• [Short exercise]: Copy exactly the lines from the start of the material through the line with "const data = categories.map((c, i)". Pictures stay out of the copy.

• [Collected data]:
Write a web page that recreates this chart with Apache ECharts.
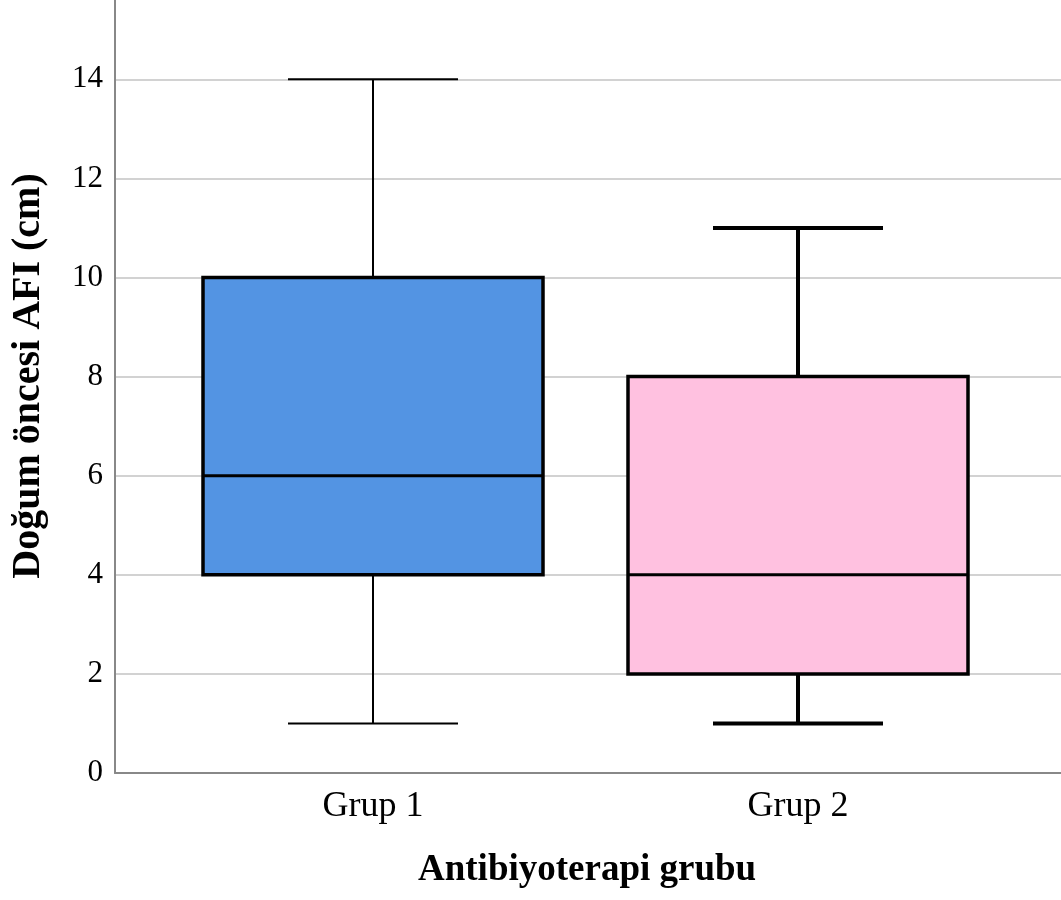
<!DOCTYPE html>
<html><head><meta charset="utf-8">
<script src="https://cdn.jsdelivr.net/npm/echarts@6/dist/echarts.min.js"></script>
<style>html,body{margin:0;padding:0;background:#fff}#c{width:1061px;height:900px}</style>
</head><body><div id="c"></div>
<script>
const categories = ['Grup 1', 'Grup 2'];
const mins = [1, 1];
const q1s = [4, 2];
const medians = [6, 4];
const q3s = [10, 8];
const maxs = [14, 11];
const boxColors = ['#5394E3', '#FFC1E0'];
const whiskerWidths = [2, 4];
const yTicks = [0, 2, 4, 6, 8, 10, 12, 14];
const yTitle = 'Doğum öncesi AFI (cm)';
const xTitle = 'Antibiyoterapi grubu';

const FONT = '"Liberation Serif", "Times New Roman", serif';
const chart = echarts.init(document.getElementById('c'));
const data = categories.map((c, i) => [i, mins[i], q1s[i], medians[i], q3s[i], maxs[i]]);

function renderItem(params, api) {
  const i = api.value(0);
  const x = api.coord([i, 0])[0];
  const band = api.size([1, 0])[0];
  const bw = band * 0.8, cw = band * 0.4;
  const yMin = api.coord([i, api.value(1)])[1];
  const yQ1 = api.coord([i, api.value(2)])[1];
  const yMed = api.coord([i, api.value(3)])[1];
  const yQ3 = api.coord([i, api.value(4)])[1];
  const yMax = api.coord([i, api.value(5)])[1];
  const ww = whiskerWidths[i];
  const ls = {stroke: '#000', lineWidth: ww};
  return {type: 'group', children: [
    {type: 'line', shape: {x1: x, y1: yQ3, x2: x, y2: yMax}, style: ls},
    {type: 'line', shape: {x1: x, y1: yQ1, x2: x, y2: yMin}, style: ls},
    {type: 'line', shape: {x1: x - cw / 2, y1: yMax, x2: x + cw / 2, y2: yMax}, style: ls},
    {type: 'line', shape: {x1: x - cw / 2, y1: yMin, x2: x + cw / 2, y2: yMin}, style: ls},
    {type: 'rect', shape: {x: x - bw / 2, y: yQ3, width: bw, height: yQ1 - yQ3}, style: {fill: boxColors[i], stroke: '#000', lineWidth: 3.5}},
    {type: 'line', shape: {x1: x - bw / 2, y1: yMed, x2: x + bw / 2, y2: yMed}, style: {stroke: '#000', lineWidth: 3}}
  ]};
}

const YMAX = 15.6;
chart.setOption({
  animation: false,
  grid: [
    {left: 115, right: 0, top: 0, bottom: 127},
    {left: 160.5, right: 50.5, top: 0, bottom: 127}
  ],
  xAxis: [
    {type: 'category', gridIndex: 0, data: categories, axisLine: {lineStyle: {color: '#888', width: 2}}, axisTick: {show: false}, axisLabel: {show: false}},
    {type: 'category', gridIndex: 1, data: categories, axisLine: {show: false}, axisTick: {show: false},
     axisLabel: {fontFamily: FONT, fontSize: 36, color: '#000', margin: 16}}
  ],
  yAxis: [
    {type: 'value', gridIndex: 0, min: 0, max: YMAX, interval: 2,
     axisLine: {show: true, lineStyle: {color: '#888', width: 2}}, axisTick: {show: false},
     axisLabel: {fontFamily: FONT, fontSize: 31, color: '#000', margin: 12, showMaxLabel: false,
       formatter: v => yTicks.includes(v) ? String(v) : ''},
     splitLine: {showMaxLine: false, lineStyle: {color: '#d2d2d2', width: 2}}},
    {type: 'value', gridIndex: 1, min: 0, max: YMAX, show: false, splitLine: {show: false}}
  ],
  graphic: [
    {type: 'text', x: 418, y: 852, style: {text: xTitle, font: 'bold 37px ' + FONT, fill: '#000'}},
    {type: 'text', rotation: Math.PI / 2, x: 9, y: 376, style: {text: yTitle, font: 'bold 40px ' + FONT, fill: '#000', align: 'center', verticalAlign: 'top'}}
  ],
  series: [{
    type: 'custom', xAxisIndex: 1, yAxisIndex: 1, renderItem: renderItem,
    encode: {x: 0, y: [1, 2, 3, 4, 5]}, data: data
  }]
});
</script></body></html>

• [Exercise solution]:
Write a web page that recreates this chart with Apache ECharts.
<!DOCTYPE html>
<html><head><meta charset="utf-8">
<script src="https://cdn.jsdelivr.net/npm/echarts@6/dist/echarts.min.js"></script>
<style>html,body{margin:0;padding:0;background:#fff}#c{width:1061px;height:900px}</style>
</head><body><div id="c"></div>
<script>
const categories = ['Grup 1', 'Grup 2'];
const mins = [1, 1];
const q1s = [4, 2];
const medians = [6, 4];
const q3s = [10, 8];
const maxs = [14, 11];
const boxColors = ['#5394E3', '#FFC1E0'];
const whiskerWidths = [2, 4];
const yTicks = [0, 2, 4, 6, 8, 10, 12, 14];
const yTitle = 'Doğum öncesi AFI (cm)';
const xTitle = 'Antibiyoterapi grubu';

const FONT = '"Liberation Serif", "Times New Roman", serif';
const chart = echarts.init(document.getElementById('c'));
const data = categories.map((c, i) => [i, mins[i], q1s[i], medians[i], q3s[i], maxs[i]]);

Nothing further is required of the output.